Many families don’t have a choice about staying home with the kids: They simply can’t afford to have one parent out of the workforce. Other parents are passionate about their work and chose to return to work soon after having a baby.
If you are one of the about 30 percent of women who are stay-at-home moms, there will probably be a time when you consider rejoining the workforce. Maybe it’s once your little one starts school, or when afterschool activities kick in and you find yourself without a babe to pick up at the bus stop.
No matter the time, it is difficult to seamlessly re-enter the workforce after a period of time away. Here’s some advice about rejoining the workforce after being a stay-at-home mom.
Spend Some Time Daydreaming
Daydreaming is not a luxury afforded to most parents, whether they work inside or outside of the home. However, spending time in quiet reflection about your new career path, potential positions and employment non-negotiables will help to focus your search. Instead of applying for the same job you had pre-kids, you may realize you want to have different hours, focus on a new field or go back to school for more training.
You’ll have to think practically as well. If going back to work means you will be paying for child care, you’ll need to pick a field or position that pays enough to make up the difference. Workplace culture may take on extra importance, since 70 billable hours a week, lengthy commutes (fun …or not-so-fun…fact – the average commute time in Maryland is over a half hour each way) and inflexible schedules don’t particularly jive with kids’ schedules.
You may surprise yourself to find out you are headed in a different professional direction than you were before parenthood, or you may start by calling up your previous employer. Either way, give yourself time to consider the options before diving in.
Build and Update Experience
As you begin to consider rejoining the workforce, take stock of which skills may need improved upon or what gaps in your work experience may need filled. For example, if you work in communications, you could volunteer to write for a local nonprofit’s website or newsletter to get back into the swing of things. If you worked in IT, it might be time to update certifications. Health care workers may wish to take classes on the latest developments in their field.
Professional development opportunities will also provide a chance to network, so check out conferences or seminars in your chosen field. Not only will you learn something new, you may also meet future colleagues.
Refresh Your Resume
Resumes are still an important part of the job application process, so give yours a fresh look and feel. Any volunteering or part-time work you took on while being a SAHM should be included in your resume. Count any side hustles and freelance work as experience, because it is.
Match the keywords in the job posting with the language in your resume so the human resources staff takes notice. Also, don’t be afraid to own the fact that you were raising little humans – it’s honest, relatable and it is going to come up in the interview process anyway.
Put Your Networks to Work
It is hard to make your resume stand out in the crowd, especially when there is a gap in your work experience. Therefore a face-to-face connection with potential employers, or friends at your dream job who might hand-deliver your resume, is priceless. So attend network events, let fellow moms know you are back in the job hunt and reach out to your college’s alumni association.
Also, use social networks to your advantage.

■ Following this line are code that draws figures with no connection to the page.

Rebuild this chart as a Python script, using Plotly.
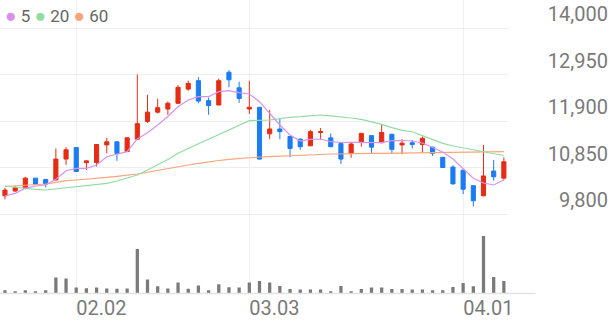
import plotly.graph_objects as go

dates = ["01.22", "01.23", "01.26", "01.27", "01.28", "01.29", "01.30",
         "02.02", "02.03", "02.04", "02.05", "02.06", "02.09", "02.10", "02.11", "02.12", "02.13",
         "02.19", "02.20", "02.23", "02.24", "02.25", "02.26", "02.27",
         "03.03", "03.04", "03.05", "03.06", "03.09", "03.10", "03.11", "03.12", "03.13",
         "03.16", "03.17", "03.18", "03.19", "03.20", "03.23", "03.24", "03.25", "03.26", "03.27",
         "03.30", "03.31", "04.01", "04.02", "04.03", "04.06", "04.07"]

open_ = [10210, 10320, 10380, 10610, 10580, 10570, 11040, 11300, 10960, 10960,
         11360, 11430, 11210, 11490, 11890, 12100, 12170, 12300, 12620, 12810,
         12360, 12260, 13000, 12650, 12170, 12210, 11610, 11720, 11550, 11490,
         11340, 11640, 11520, 11390, 11170, 11420, 11570, 11410, 11600, 11360,
         11410, 11370, 11310, 11080, 10860, 10790, 10440, 10210, 10770, 10610]
high = [10390, 10430, 10640, 10610, 10590, 11280, 11310, 11300, 11000, 11380,
        11520, 11440, 11530, 12950, 12490, 12400, 12340, 12710, 12810, 12890,
        12430, 12860, 13050, 12790, 12810, 12210, 12150, 11960, 11550, 11510,
        11700, 11740, 11620, 11400, 11430, 11630, 11570, 11810, 11610, 11490,
        11470, 11550, 11320, 11090, 10900, 10800, 10450, 11360, 11020, 11080]
low = [10130, 10300, 10360, 10460, 10400, 10550, 10910, 10750, 10790, 10870,
       11170, 11000, 11200, 11490, 11860, 12070, 12040, 12290, 12580, 12300,
       12040, 12260, 12660, 12310, 12060, 11030, 11490, 11490, 11080, 11250,
       11330, 11470, 11310, 10930, 11070, 11320, 11170, 11400, 11170, 11150,
       11280, 11180, 11110, 10840, 10470, 10250, 9970, 10200, 10550, 10570]
close = [10340, 10390, 10610, 10470, 10480, 11040, 11250, 10760, 11000, 11370,
         11430, 11170, 11520, 11840, 12100, 12200, 12300, 12660, 12750, 12350,
         12250, 12810, 12830, 12410, 12210, 11040, 11720, 11660, 11280, 11320,
         11660, 11660, 11320, 11040, 11380, 11620, 11310, 11640, 11260, 11400,
         11370, 11510, 11170, 10850, 10480, 10360, 10100, 10660, 10640, 10980]

volume = [33000, 23000, 33000, 23000, 33000, 160000, 150000, 60000, 53000, 60000,
          50000, 47000, 50000, 446000, 140000, 73000, 50000, 110000, 47000, 80000,
          33000, 93000, 63000, 60000, 110000, 126000, 110000, 76000, 46000, 40000,
          40000, 40000, 23000, 76000, 23000, 46000, 60000, 60000, 46000, 46000,
          40000, 40000, 33000, 33000, 66000, 106000, 73000, 576000, 166000, 126000]

ma5 = [10206, 10267, 10380, 10432, 10455, 10584, 10778, 10832, 10832, 10906,
       11094, 11148, 11207, 11494, 11636, 11810, 12002, 12223, 12374, 12449,
       12449, 12562, 12584, 12539, 12510, 12336, 12074, 11810, 11584, 11448,
       11487, 11494, 11433, 11414, 11419, 11419, 11410, 11410, 11455, 11460,
       11448, 11403, 11302, 11200, 11042, 10821, 10606, 10500, 10455, 10568]
ma20 = [10432, 10403, 10380, 10358, 10342, 10365, 10394, 10410, 10432, 10462,
        10493, 10545, 10606, 10681, 10794, 10906, 11031, 11171, 11284, 11385,
        11487, 11591, 11697, 11803, 11907, 11916, 11923, 11952, 11984, 11997,
        12013, 12035, 12017, 11997, 11968, 11938, 11882, 11825, 11749, 11690,
        11658, 11573, 11482, 11396, 11335, 11290, 11245, 11207, 11155, 11121]
ma60 = [10421, 10432, 10448, 10462, 10477, 10516, 10552, 10568, 10584, 10606,
        10629, 10651, 10674, 10703, 10742, 10787, 10832, 10868, 10906, 10945,
        10981, 11008, 11035, 11058, 11080, 11087, 11096, 11103, 11110, 11121,
        11132, 11144, 11155, 11162, 11166, 11168, 11171, 11171, 11175, 11177,
        11182, 11184, 11186, 11189, 11191, 11193, 11198, 11200, 11204, 11207]

price_ticks = [9800, 10850, 11900, 12950, 14000]
date_ticks = ["02.02", "03.03", "04.01"]

RED = "#e42d14"
BLUE = "#1a7cf0"
C5 = "#d693ee"
C20 = "#92dca4"
C60 = "#f9a57c"

W, H = 616, 321
s = 1050 / 46.5  # won per pixel

fig = go.Figure()
fig.add_trace(go.Scatter(x=dates, y=ma60, mode="lines", line=dict(color=C60, width=1.2),
                         xaxis="x", yaxis="y", hoverinfo="skip"))
fig.add_trace(go.Scatter(x=dates, y=ma20, mode="lines", line=dict(color=C20, width=1.2),
                         xaxis="x", yaxis="y", hoverinfo="skip"))
fig.add_trace(go.Scatter(x=dates, y=ma5, mode="lines", line=dict(color=C5, width=1.2),
                         xaxis="x", yaxis="y", hoverinfo="skip"))
fig.add_trace(go.Candlestick(x=dates, open=open_, high=high, low=low, close=close,
                             increasing=dict(line=dict(color=RED, width=1), fillcolor=RED),
                             decreasing=dict(line=dict(color=BLUE, width=1), fillcolor=BLUE),
                             whiskerwidth=0, xaxis="x", yaxis="y"))
fig.add_trace(go.Bar(x=dates, y=volume, marker=dict(color="#7a7a7a", line=dict(width=0)),
                     width=0.32, xaxis="x", yaxis="y2"))

x_end = 512 / W
r0 = -5 / 10.265
r1 = r0 + 512 / 10.265
price_top_px, price_bot_px = 0, 216
vol_bot_px = 293.5

dot = '<span style="color:{c};font-size:19px">●</span>'
legend_text = (dot.format(c=C5) + ' 5 ' + dot.format(c=C20) + ' 20 '
               + dot.format(c=C60) + ' 60')

fig.update_layout(
    width=W, height=H,
    margin=dict(l=0, r=0, t=0, b=0),
    paper_bgcolor="white", plot_bgcolor="white",
    showlegend=False,
    boxgap=0.42,
    font=dict(family="Roboto", color="#777"),
    xaxis=dict(type="category", domain=[0, x_end], range=[r0, r1],
               anchor="y2", rangeslider=dict(visible=False),
               tickmode="array", tickvals=date_ticks, ticktext=date_ticks,
               showgrid=True, gridcolor="#efefef", gridwidth=1,
               ticks="", showline=False, zeroline=False,
               ticklabelposition="outside right",
               tickfont=dict(size=20, color="#7a7a7a", family="Roboto")),
    yaxis=dict(domain=[1 - price_bot_px / H, 1],
               range=[9800 - 2 * s, 9800 + 214 * s],
               tickmode="array", tickvals=price_ticks, tickformat=",",
               anchor="free", position=0.995, side="left",
               ticklabelposition="outside top",
               showgrid=True, gridcolor="#efefef", gridwidth=1,
               zeroline=False, showline=False, ticks="",
               tickfont=dict(size=20, color="#7a7a7a", family="Roboto")),
    yaxis2=dict(domain=[1 - vol_bot_px / H, 1 - price_bot_px / H],
                range=[0, 77.5 * 10000], showgrid=False, zeroline=False,
                showticklabels=False, ticks="", showline=False),
    shapes=[dict(type="line", xref="paper", yref="paper", x0=0, x1=540 / W,
                 y0=1 - vol_bot_px / H, y1=1 - vol_bot_px / H,
                 line=dict(color="#e3e3e3", width=1.5))],
    annotations=[dict(xref="paper", yref="paper", x=0, xshift=4, y=1 - 15.5 / H,
                      xanchor="left", yanchor="middle", showarrow=False,
                      align="left", borderpad=0,
                      text=legend_text,
                      font=dict(size=17, color="#666", family="Roboto"))],
)

fig.write_html("out.html")
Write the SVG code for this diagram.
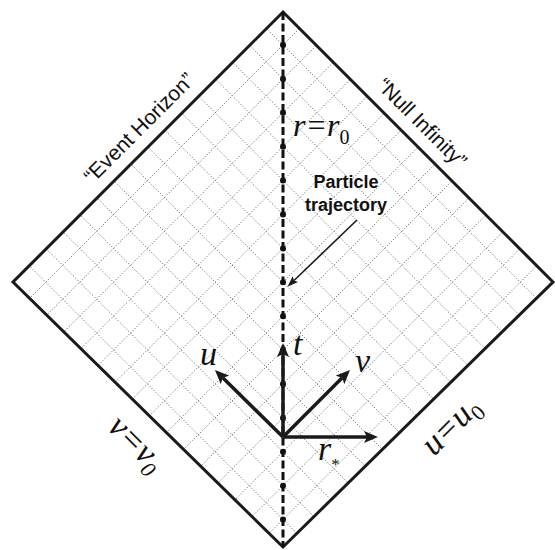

Update or build a LinkedIn profile, and you’ll be encouraged and amazed at how many personal connections you already have with people in your field. Ask for endorsements or recommendations, and search out potential connections. On Facebook, you can like potential employers to get a sense of their office culture, and send personal messages to friends in your field. If you are starting your own business, you could also find your first customers on your Facebook page.
Once you’ve gotten in the door, your ability to answer questions in an interview may be the only thing standing between you and employment. However, after years of watching “Frozen” and “Caillou,” you may want to brush up on professional jargon. Ask a trusted friend or significant other to ask you some of the most common interview questions and give you feedback. You want to make sure you are repeating the keywords and necessary experience listed in the job posting.
All of those skills you’ve been perfecting at home – like patience, decisiveness, management and multitasking – will serve you well at the office. Give yourself time to transition back into the workforce and don’t let little setbacks deter your enthusiasm. Any employer would be lucky to have another mom on their staff. We know how to get the job done.